25 Nisan 2025 Cuma

SA11390/MT362: Amerika'nın En Önemli Casuslarının Akademisyenler ve Kütüphaneciler Olduğu Zamanlar

   Sonsuz Ark/ Evrensel Çerçeveye Yolculuk

Sonsuz Ark'ın Notu:
Çevirisini yayınladığımız analiz, 'Cold War Modernists: Art, Literature, and American Cultural Diplomacy-Soğuk Savaş Modernistleri: Sanat, Edebiyat ve Amerikan Kültür Diplomasisi' ve Norman Holmes Pearson'ın biyografisi olan 'Code Name Puritan-Kod Adı Puritan' kitaplarının yazarı ve Duquesne Üniversitesi İngilizce profesörü Greg Barnhisel'e aittir ve Elyse Graham'ın 'Book and Dagger: How Scholars and Librarians Became the Unlikely Spies of World War II-Kitap ve Hançer: Akademisyenler ve Kütüphaneciler Nasıl II. Dünya Savaşı'nın Beklenmedik Casusları Oldular?' adlı kitabına odaklanmaktadır.
Seçkin Deniz, 25.04.2025, Sonsuz Ark


When America’s Top Spies Were Academics and Librarians

"Akademisyenler yirminci yüzyılın en önemli istihbarat zaferlerinden bazılarını nasıl elde etti?"
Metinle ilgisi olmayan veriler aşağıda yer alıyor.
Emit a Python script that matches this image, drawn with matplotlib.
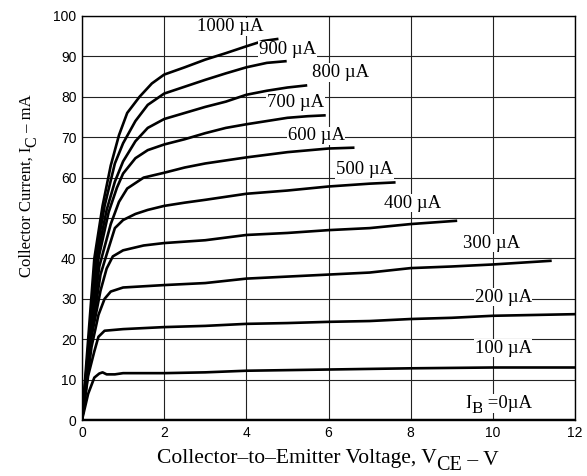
import matplotlib
matplotlib.use("Agg")
import matplotlib.pyplot as plt

SERIF = "Liberation Serif"
SANS = "Liberation Sans"

# Base current curves: label, vce values, ic values
ib_labels = ["1000 µA", "900 µA", "800 µA", "700 µA", "600 µA",
             "500 µA", "400 µA", "300 µA", "200 µA", "100 µA"]

vce_1000 = [0, 0.15, 0.3, 0.5, 0.7, 0.9, 1.1, 1.4, 1.7, 2.0, 2.5, 3.0, 3.5, 4.0, 4.4, 4.75]
ic_1000 = [0, 20, 40, 53, 63, 70.5, 76, 80, 83.3, 85.5, 87.3, 89.2, 90.8, 92.5, 93.8, 94.3]

vce_900 = [0, 0.17, 0.33, 0.55, 0.8, 1.0, 1.3, 1.6, 2.0, 2.5, 3.0, 3.5, 4.0, 4.5, 4.95]
ic_900 = [0, 20, 40, 53, 63.5, 68.5, 74, 78, 80.8, 82.5, 84.2, 85.8, 87.3, 88.4, 88.8]

vce_800 = [0, 0.18, 0.36, 0.6, 0.8, 1.0, 1.3, 1.6, 2.0, 2.5, 3.0, 3.5, 4.0, 4.5, 5.0, 5.45]
ic_800 = [0, 20, 40, 52, 59, 64, 69, 72.3, 74.5, 76, 77.5, 78.8, 80.5, 81.5, 82.3, 82.8]

vce_700 = [0, 0.19, 0.4, 0.65, 0.85, 1.0, 1.3, 1.6, 2.0, 2.5, 3.0, 3.5, 4.0, 4.5, 5.0, 5.5, 5.9]
ic_700 = [0, 20, 40, 51.5, 57.5, 61, 64.8, 66.8, 68.2, 69.5, 71, 72.3, 73.2, 74, 74.8, 75.2, 75.4]

vce_600 = [0, 0.2, 0.42, 0.7, 0.9, 1.1, 1.5, 2.0, 2.5, 3.0, 4.0, 5.0, 6.0, 6.6]
ic_600 = [0, 20, 38, 48.5, 54, 57.3, 60, 61.2, 62.5, 63.5, 65, 66.3, 67.2, 67.4]

vce_500 = [0, 0.21, 0.45, 0.6, 0.8, 1.0, 1.3, 1.6, 2.0, 2.5, 3.0, 4.0, 5.0, 6.0, 7.0, 7.6]
ic_500 = [0, 20, 36, 41, 47.5, 49.5, 51, 52, 53, 53.8, 54.5, 56, 56.8, 57.8, 58.5, 58.8]

vce_400 = [0, 0.22, 0.45, 0.6, 0.75, 1.0, 1.5, 2.0, 3.0, 4.0, 5.0, 6.0, 7.0, 8.0, 9.1]
ic_400 = [0, 20, 32, 37.5, 40.5, 42, 43.2, 43.8, 44.5, 45.8, 46.3, 47, 47.5, 48.5, 49.3]

vce_300 = [0, 0.23, 0.4, 0.55, 0.7, 1.0, 2.0, 3.0, 4.0, 5.0, 6.0, 7.0, 8.0, 9.0, 10.0, 11.4]
ic_300 = [0, 18, 26, 30, 31.8, 32.8, 33.4, 33.9, 35, 35.5, 36, 36.5, 37.6, 38, 38.5, 39.4]

vce_200 = [0, 0.15, 0.3, 0.4, 0.55, 1.0, 2.0, 3.0, 4.0, 5.0, 6.0, 7.0, 8.0, 9.0, 10.0, 12.0]
ic_200 = [0, 11, 17, 20.6, 22.1, 22.5, 23, 23.3, 23.8, 24, 24.3, 24.5, 25, 25.3, 25.8, 26.2]

vce_100 = [0, 0.15, 0.3, 0.42, 0.5, 0.6, 0.8, 1.0, 2.0, 3.0, 4.0, 6.0, 8.0, 10.0, 12.0]
ic_100 = [0, 6.5, 10.5, 11.5, 11.8, 11.3, 11.3, 11.6, 11.6, 11.8, 12.2, 12.5, 12.8, 13, 13]

vce_0 = [0, 12]
ic_0 = [0, 0]

curves_v = [vce_1000, vce_900, vce_800, vce_700, vce_600,
            vce_500, vce_400, vce_300, vce_200, vce_100]
curves_i = [ic_1000, ic_900, ic_800, ic_700, ic_600,
            ic_500, ic_400, ic_300, ic_200, ic_100]

# label anchor points (data coords)
label_x = [3.6, 5.0, 6.3, 5.2, 5.7, 6.87, 8.05, 9.96, 10.25, 10.25]
label_y = [97.3, 91.6, 86.0, 78.7, 70.3, 61.9, 53.7, 43.8, 30.4, 17.8]

fig = plt.figure(figsize=(5.87, 4.76), dpi=100)
ax = fig.add_axes([0.1397, 0.1176, 0.8399, 0.8488])

for v, i in zip(curves_v, curves_i):
    ax.plot(v, i, color="black", lw=1.9, solid_joinstyle="round", zorder=3)
ax.plot(vce_0, ic_0, color="black", lw=2.5, zorder=3)

box = dict(facecolor="white", edgecolor="none", pad=0.5)
for lab, x, y in zip(ib_labels, label_x, label_y):
    ax.text(x, y, lab, family=SERIF, fontsize=13.5, ha="center", va="center",
            bbox=box, zorder=4)

# I_B = 0 label built from pieces so the subscript keeps a large size
t0 = ax.text(9.32, 3.0, "I", family=SERIF, fontsize=13.5, ha="left",
             va="baseline", bbox=box, zorder=4)
t0b = ax.annotate("B", xy=(1, 0), xycoords=t0, xytext=(0, -1),
                  textcoords="offset pixels", family=SERIF, fontsize=12.5,
                  ha="left", va="baseline", bbox=box, zorder=4)
ax.annotate(" =0µA", xy=(1, 0), xycoords=t0b, xytext=(0, 9),
            textcoords="offset pixels", family=SERIF, fontsize=13.5,
            ha="left", va="baseline", bbox=box, zorder=4)

ax.set_xlim(0, 12)
ax.set_ylim(0, 100)
ax.set_xticks(range(0, 13, 2))
ax.set_yticks(range(0, 101, 10))
ax.tick_params(length=0, labelsize=10, pad=4)
for t in ax.get_xticklabels() + ax.get_yticklabels():
    t.set_family(SANS)
ax.grid(True, color="#222222", lw=0.8, zorder=1)
for s in ax.spines.values():
    s.set_linewidth(1.0)

# x label: text + large subscript + tail
xl = fig.text(0.267, 0.028, "Collector–to–Emitter Voltage, V", family=SERIF,
              fontsize=15.5, ha="left", va="baseline")
xs = ax.annotate("CE", xy=(1, 0), xycoords=xl, xytext=(0, -2),
                 textcoords="offset pixels", family=SERIF, fontsize=14.5,
                 ha="left", va="baseline", annotation_clip=False)
ax.annotate(" – V", xy=(1, 0), xycoords=xs, xytext=(0, 10),
            textcoords="offset pixels", family=SERIF, fontsize=15.5,
            ha="left", va="baseline", annotation_clip=False)

# y label: rotated text + large subscript + tail
yl = fig.text(0.046, 0.418, "Collector Current, I", family=SERIF,
              fontsize=12, rotation=90, ha="center", va="bottom")
ys = ax.annotate("C", xy=(0.5, 1), xycoords=yl, xytext=(5, 0),
                 textcoords="offset pixels", family=SERIF, fontsize=11.5,
                 rotation=90, ha="center", va="bottom", annotation_clip=False)
ax.annotate(" – mA", xy=(0.5, 1), xycoords=ys, xytext=(-5, 0),
            textcoords="offset pixels", family=SERIF, fontsize=12,
            rotation=90, ha="center", va="bottom", annotation_clip=False)

fig.savefig("out.png", dpi=100)
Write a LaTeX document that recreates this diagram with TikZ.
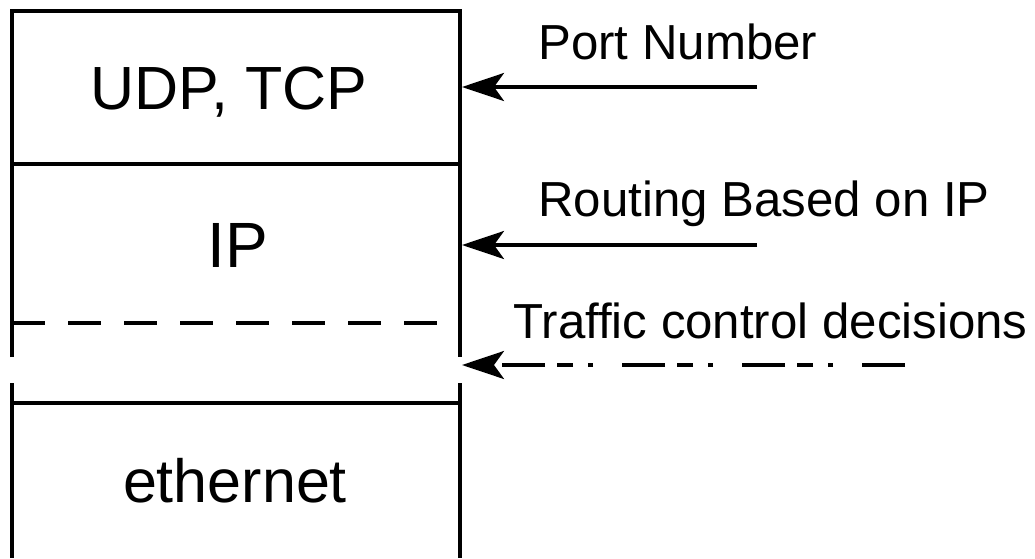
\documentclass[tikz,border=0pt]{standalone}
\usepackage{fontspec}
\setmainfont{Liberation Sans}
\usetikzlibrary{arrows.meta}
\tikzset{
  wall/.style={line width=1.6pt},
  layertext/.style={inner sep=0pt, anchor=base, font=\fontsize{30.5}{36}\selectfont},
  notetext/.style={inner sep=0pt, anchor=base west, font=\fontsize{24.6}{30}\selectfont},
  pointer/.style={line width=1.7pt, -{Stealth[length=21pt, width=14pt, inset=5pt]}},
  dashdot/.style={dash pattern=on 21.5pt off 14.5pt on 2.5pt off 7.5pt on 8pt off 6pt},
  layerdash/.style={line width=1.6pt, dash pattern=on 16.5pt off 11.5pt},
}
\begin{document}
\begin{tikzpicture}[x=0.5pt, y=-0.5pt]
  \useasboundingbox (0,0) rectangle (1035,558);

  % corners and breaks of the protocol stack outline
  \coordinate (tl) at (12,11);
  \coordinate (tr) at (460,11);
  \coordinate (lgapA) at (12,357);
  \coordinate (lgapB) at (12,383);
  \coordinate (rgapA) at (460,357);
  \coordinate (rgapB) at (460,383);
  \coordinate (bl) at (12,558);
  \coordinate (br) at (460,558);
  \coordinate (sep1l) at (12,164);
  \coordinate (sep1r) at (460,164);
  \coordinate (sep2l) at (12,403);
  \coordinate (sep2r) at (460,403);
  \coordinate (dashl) at (12,323);
  \coordinate (dashr) at (437,323);

  % outline of the stack
  \draw[wall] (lgapA) -- (tl) -- (tr) -- (rgapA);
  \draw[wall] (lgapB) -- (bl);
  \draw[wall] (rgapB) -- (br);
  \draw[wall] (sep1l) -- (sep1r);
  \draw[wall] (sep2l) -- (sep2r);
  \draw[layerdash] (dashl) -- (dashr);

  % layer names
  \node[layertext] (udp) at (229,109) {UDP, TCP};
  \node[layertext, font=\fontsize{32}{38}\selectfont] (ip) at (238,267) {IP};
  \node[layertext] (eth) at (235,502) {ethernet};

  % annotations
  \node[notetext] (port) at (538,59) {Port Number};
  \node[notetext] (route) at (538,216) {Routing Based on IP};
  \node[notetext] (traffic) at (513,338) {Traffic control decisions};

  % arrow start points and targets on the stack
  \coordinate (portsrc) at (757,87);
  \coordinate (porttgt) at (462,87);
  \coordinate (routesrc) at (757,245);
  \coordinate (routetgt) at (462,245);
  \coordinate (trafsrc) at (905,365);
  \coordinate (traftgt) at (462,365);

  \draw[pointer] (portsrc) -- (porttgt);
  \draw[pointer] (routesrc) -- (routetgt);
  \draw[pointer, dashdot] (trafsrc) -- (traftgt);
\end{tikzpicture}
\end{document}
Modern edebiyat alanında doktoramı tamamladıktan yaklaşık bir yıl sonra, bu süre zarfında iş bulma konusunda hiç şansım olmamıştı, tavsiyesini almak için tanınmış bir edebiyat akademisyenine yaklaştım. “Greg,” dedi komplocu bir tavırla, ”şirket için çalışmayı hiç düşündün mü?” “Dr. ___, özel sektöre girmeyi gerçekten istemiyorum.” “Hayır, Greg; şirketten bahsediyorum. Seni şirkete sokabilirim.” Şaşkınlıkla kendi kendime, bu adam dinleyicilerini tanımıyor, diye düşündüm. Ne politikamızı ne de yeteneklerimi. Zor pas.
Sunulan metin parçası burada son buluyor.